Collected material =
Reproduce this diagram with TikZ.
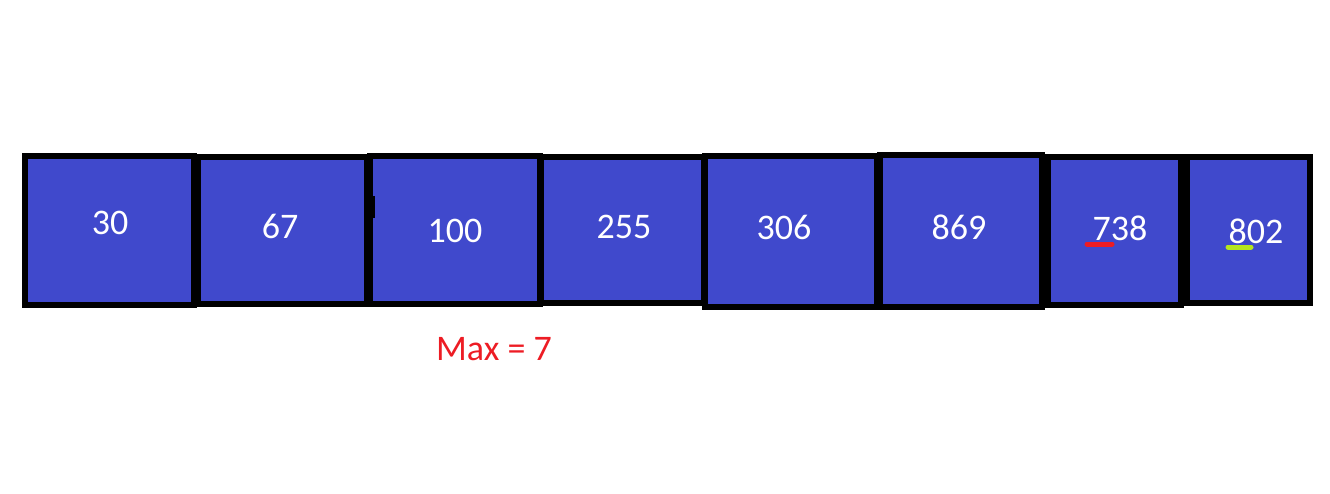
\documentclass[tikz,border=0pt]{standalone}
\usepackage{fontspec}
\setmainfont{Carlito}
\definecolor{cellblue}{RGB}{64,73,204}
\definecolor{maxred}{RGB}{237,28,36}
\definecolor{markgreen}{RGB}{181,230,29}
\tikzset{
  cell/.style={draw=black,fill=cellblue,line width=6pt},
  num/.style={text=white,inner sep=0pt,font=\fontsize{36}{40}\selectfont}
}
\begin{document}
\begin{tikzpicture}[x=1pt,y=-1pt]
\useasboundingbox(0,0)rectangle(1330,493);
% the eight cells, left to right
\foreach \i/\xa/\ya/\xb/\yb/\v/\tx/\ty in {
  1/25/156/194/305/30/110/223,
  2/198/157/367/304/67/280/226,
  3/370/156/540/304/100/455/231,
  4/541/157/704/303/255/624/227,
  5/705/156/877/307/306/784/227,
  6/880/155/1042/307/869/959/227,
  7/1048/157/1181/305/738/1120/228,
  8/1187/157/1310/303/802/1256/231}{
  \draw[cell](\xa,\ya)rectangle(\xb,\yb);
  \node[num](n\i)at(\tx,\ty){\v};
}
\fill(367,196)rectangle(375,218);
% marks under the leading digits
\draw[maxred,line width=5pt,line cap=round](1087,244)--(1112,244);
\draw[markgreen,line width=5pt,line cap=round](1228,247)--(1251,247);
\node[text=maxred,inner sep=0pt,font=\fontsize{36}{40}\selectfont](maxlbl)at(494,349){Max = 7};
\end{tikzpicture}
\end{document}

Exercise objective = Skip every picture and transcribe the data above exactly.

Full output =
Reproduce this diagram with TikZ.
\documentclass[tikz,border=0pt]{standalone}
\usepackage{fontspec}
\setmainfont{Carlito}
\definecolor{cellblue}{RGB}{64,73,204}
\definecolor{maxred}{RGB}{237,28,36}
\definecolor{markgreen}{RGB}{181,230,29}
\tikzset{
  cell/.style={draw=black,fill=cellblue,line width=6pt},
  num/.style={text=white,inner sep=0pt,font=\fontsize{36}{40}\selectfont}
}
\begin{document}
\begin{tikzpicture}[x=1pt,y=-1pt]
\useasboundingbox(0,0)rectangle(1330,493);
% the eight cells, left to right
\foreach \i/\xa/\ya/\xb/\yb/\v/\tx/\ty in {
  1/25/156/194/305/30/110/223,
  2/198/157/367/304/67/280/226,
  3/370/156/540/304/100/455/231,
  4/541/157/704/303/255/624/227,
  5/705/156/877/307/306/784/227,
  6/880/155/1042/307/869/959/227,
  7/1048/157/1181/305/738/1120/228,
  8/1187/157/1310/303/802/1256/231}{
  \draw[cell](\xa,\ya)rectangle(\xb,\yb);
  \node[num](n\i)at(\tx,\ty){\v};
}
\fill(367,196)rectangle(375,218);
% marks under the leading digits
\draw[maxred,line width=5pt,line cap=round](1087,244)--(1112,244);
\draw[markgreen,line width=5pt,line cap=round](1228,247)--(1251,247);
\node[text=maxred,inner sep=0pt,font=\fontsize{36}{40}\selectfont](maxlbl)at(494,349){Max = 7};
\end{tikzpicture}
\end{document}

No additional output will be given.